SUPPLIED RECORDS:
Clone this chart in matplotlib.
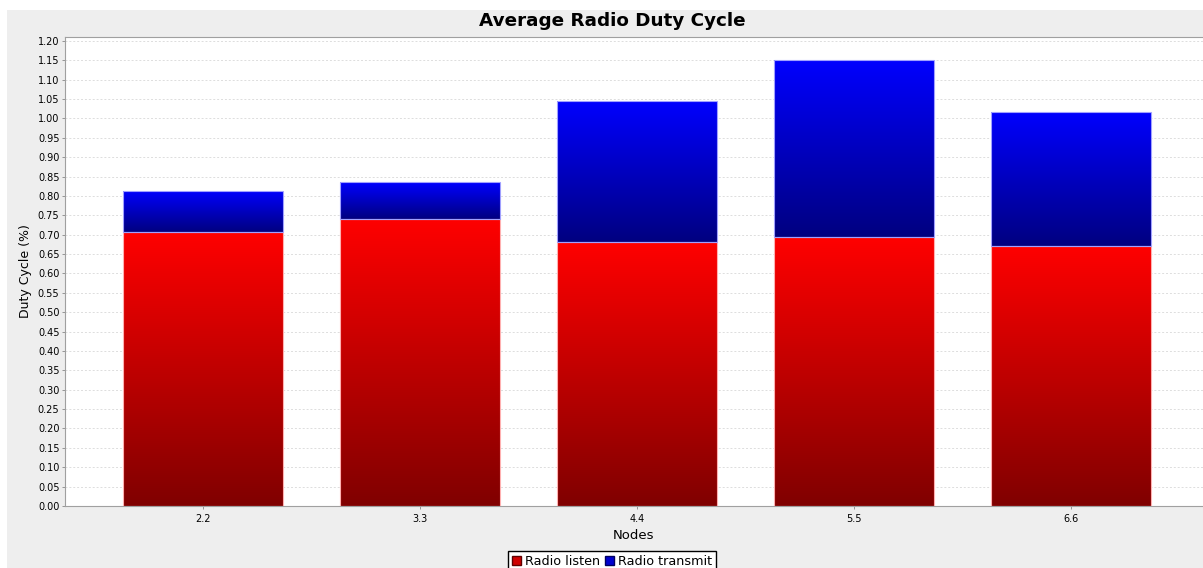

--

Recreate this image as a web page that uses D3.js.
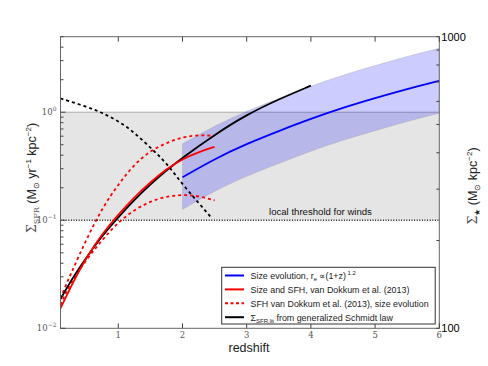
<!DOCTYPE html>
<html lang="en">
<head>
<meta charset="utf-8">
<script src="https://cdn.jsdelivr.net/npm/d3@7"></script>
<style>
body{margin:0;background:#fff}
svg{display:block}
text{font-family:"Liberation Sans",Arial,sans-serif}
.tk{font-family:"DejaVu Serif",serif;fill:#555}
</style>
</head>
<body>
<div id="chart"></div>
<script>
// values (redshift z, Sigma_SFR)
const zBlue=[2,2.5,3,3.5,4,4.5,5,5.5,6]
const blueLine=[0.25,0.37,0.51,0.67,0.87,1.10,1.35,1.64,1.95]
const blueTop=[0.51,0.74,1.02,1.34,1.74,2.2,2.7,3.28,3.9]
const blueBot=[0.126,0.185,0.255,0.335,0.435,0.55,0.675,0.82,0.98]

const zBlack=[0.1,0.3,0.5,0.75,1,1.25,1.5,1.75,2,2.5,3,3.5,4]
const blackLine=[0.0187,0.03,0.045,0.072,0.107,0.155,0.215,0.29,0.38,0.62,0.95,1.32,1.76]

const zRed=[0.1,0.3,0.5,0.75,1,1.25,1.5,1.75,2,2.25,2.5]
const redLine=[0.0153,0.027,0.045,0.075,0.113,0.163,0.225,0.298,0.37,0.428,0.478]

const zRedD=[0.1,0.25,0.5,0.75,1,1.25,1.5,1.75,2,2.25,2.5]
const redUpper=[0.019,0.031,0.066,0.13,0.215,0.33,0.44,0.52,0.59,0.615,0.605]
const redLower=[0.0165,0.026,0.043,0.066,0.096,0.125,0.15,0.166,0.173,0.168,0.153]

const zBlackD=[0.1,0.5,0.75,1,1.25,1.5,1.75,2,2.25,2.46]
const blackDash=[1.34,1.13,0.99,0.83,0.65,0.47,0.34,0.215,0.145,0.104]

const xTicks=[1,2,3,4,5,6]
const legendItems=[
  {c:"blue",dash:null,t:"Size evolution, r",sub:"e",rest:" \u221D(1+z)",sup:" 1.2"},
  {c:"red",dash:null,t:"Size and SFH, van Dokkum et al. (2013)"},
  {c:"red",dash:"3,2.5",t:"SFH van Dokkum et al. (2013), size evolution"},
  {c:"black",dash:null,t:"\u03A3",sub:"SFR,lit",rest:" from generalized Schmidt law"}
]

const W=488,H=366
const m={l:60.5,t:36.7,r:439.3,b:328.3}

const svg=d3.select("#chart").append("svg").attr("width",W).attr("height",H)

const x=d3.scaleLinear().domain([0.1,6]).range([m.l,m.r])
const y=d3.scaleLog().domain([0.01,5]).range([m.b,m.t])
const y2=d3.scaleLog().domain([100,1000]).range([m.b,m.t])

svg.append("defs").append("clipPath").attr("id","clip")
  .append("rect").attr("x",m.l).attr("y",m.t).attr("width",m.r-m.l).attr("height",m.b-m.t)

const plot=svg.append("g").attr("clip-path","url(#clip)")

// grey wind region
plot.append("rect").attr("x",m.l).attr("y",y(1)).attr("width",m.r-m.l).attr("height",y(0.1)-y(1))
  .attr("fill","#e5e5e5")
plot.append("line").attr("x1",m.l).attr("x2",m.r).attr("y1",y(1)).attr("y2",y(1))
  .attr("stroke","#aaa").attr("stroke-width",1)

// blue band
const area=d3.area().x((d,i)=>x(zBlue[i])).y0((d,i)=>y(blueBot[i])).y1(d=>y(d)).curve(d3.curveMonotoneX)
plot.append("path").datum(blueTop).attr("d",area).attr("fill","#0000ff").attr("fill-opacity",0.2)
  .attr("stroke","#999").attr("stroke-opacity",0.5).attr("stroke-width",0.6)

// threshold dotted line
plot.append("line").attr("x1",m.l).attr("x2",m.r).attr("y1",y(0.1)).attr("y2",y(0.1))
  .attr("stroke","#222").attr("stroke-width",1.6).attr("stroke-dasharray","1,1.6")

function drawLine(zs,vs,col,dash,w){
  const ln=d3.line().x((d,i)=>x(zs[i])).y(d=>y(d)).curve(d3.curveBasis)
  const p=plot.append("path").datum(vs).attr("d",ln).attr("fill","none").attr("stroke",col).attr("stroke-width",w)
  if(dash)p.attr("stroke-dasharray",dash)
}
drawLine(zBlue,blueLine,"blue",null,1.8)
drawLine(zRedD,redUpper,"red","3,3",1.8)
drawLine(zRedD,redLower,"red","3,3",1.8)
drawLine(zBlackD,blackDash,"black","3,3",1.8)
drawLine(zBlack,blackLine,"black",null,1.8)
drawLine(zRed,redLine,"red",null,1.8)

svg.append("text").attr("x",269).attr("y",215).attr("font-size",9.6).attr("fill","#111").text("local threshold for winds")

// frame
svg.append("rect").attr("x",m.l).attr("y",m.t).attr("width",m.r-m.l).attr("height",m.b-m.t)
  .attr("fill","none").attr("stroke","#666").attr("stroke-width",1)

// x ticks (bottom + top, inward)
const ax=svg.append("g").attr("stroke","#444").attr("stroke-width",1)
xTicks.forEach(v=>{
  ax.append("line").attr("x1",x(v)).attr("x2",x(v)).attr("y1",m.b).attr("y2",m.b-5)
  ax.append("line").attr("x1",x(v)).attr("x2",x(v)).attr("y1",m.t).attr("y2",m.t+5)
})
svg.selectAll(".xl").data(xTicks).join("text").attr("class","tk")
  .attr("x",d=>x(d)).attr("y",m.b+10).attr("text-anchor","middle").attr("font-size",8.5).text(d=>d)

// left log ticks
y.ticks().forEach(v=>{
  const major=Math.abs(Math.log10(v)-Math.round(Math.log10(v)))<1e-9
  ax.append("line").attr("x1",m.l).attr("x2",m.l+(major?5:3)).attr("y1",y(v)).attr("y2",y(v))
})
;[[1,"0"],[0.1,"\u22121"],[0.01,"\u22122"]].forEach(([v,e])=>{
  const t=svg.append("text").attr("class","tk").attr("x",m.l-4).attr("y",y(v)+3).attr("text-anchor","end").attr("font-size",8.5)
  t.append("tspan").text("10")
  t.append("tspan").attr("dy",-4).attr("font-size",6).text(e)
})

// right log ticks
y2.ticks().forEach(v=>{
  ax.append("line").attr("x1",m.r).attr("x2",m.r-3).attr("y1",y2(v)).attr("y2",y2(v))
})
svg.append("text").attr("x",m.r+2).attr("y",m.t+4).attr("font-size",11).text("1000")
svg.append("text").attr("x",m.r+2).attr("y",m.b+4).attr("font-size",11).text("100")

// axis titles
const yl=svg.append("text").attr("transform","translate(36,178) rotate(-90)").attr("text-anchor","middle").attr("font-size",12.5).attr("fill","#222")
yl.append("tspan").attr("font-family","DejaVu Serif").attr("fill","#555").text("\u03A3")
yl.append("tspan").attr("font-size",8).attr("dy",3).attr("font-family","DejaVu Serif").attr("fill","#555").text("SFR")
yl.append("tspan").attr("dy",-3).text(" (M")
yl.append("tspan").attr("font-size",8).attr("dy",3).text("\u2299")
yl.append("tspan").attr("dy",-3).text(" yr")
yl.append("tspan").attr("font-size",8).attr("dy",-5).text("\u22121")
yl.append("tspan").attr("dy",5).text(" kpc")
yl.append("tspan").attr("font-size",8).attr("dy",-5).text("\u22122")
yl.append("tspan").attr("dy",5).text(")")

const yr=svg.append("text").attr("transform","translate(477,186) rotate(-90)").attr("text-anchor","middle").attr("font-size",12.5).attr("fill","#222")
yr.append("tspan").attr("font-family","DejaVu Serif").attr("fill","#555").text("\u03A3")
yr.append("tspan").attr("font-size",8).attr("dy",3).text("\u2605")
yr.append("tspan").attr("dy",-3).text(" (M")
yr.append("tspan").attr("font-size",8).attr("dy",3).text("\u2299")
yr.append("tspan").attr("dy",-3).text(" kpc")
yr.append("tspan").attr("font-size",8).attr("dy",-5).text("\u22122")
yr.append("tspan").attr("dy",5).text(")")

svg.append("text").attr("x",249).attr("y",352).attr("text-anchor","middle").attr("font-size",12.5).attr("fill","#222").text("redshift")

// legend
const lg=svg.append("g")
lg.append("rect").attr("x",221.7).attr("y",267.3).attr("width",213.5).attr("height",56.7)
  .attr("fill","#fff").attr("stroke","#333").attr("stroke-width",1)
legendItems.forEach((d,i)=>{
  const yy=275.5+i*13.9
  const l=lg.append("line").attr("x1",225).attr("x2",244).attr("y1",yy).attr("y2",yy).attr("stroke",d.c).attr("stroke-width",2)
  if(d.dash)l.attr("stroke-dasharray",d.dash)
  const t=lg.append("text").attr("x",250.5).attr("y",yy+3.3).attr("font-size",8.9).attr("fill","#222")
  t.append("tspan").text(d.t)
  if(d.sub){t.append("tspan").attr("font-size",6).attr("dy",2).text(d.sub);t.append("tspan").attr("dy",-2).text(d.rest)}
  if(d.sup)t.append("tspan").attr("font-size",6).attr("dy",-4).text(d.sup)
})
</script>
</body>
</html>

...

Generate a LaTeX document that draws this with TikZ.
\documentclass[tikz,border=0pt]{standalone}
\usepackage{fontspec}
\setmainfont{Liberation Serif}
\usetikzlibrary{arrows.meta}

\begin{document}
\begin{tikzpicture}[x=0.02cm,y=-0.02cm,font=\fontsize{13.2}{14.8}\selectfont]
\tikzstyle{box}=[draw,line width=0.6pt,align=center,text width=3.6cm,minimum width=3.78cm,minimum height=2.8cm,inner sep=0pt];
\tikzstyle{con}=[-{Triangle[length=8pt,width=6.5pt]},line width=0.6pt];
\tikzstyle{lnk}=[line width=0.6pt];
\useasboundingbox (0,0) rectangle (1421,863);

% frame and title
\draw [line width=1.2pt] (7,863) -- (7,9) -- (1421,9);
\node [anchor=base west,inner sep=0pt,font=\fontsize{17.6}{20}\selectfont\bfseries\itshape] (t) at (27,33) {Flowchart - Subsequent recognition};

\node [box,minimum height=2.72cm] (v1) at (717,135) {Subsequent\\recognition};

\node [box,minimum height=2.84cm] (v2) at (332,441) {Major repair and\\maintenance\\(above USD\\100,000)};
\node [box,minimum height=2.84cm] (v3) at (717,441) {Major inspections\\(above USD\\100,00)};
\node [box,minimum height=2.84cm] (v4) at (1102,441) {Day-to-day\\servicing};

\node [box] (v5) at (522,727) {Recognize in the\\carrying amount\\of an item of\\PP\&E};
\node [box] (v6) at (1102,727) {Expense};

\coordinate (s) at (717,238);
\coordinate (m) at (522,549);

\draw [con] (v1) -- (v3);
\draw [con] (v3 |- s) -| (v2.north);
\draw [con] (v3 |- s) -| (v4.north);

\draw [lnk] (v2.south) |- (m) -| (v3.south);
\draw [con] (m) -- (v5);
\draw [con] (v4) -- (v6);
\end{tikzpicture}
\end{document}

DESCRIPTION OF THE TASK: Copy and report every line where the word "this" is present.

TASK ANSWER:
Clone this chart in matplotlib.
Recreate this image as a web page that uses D3.js.
Generate a LaTeX document that draws this with TikZ.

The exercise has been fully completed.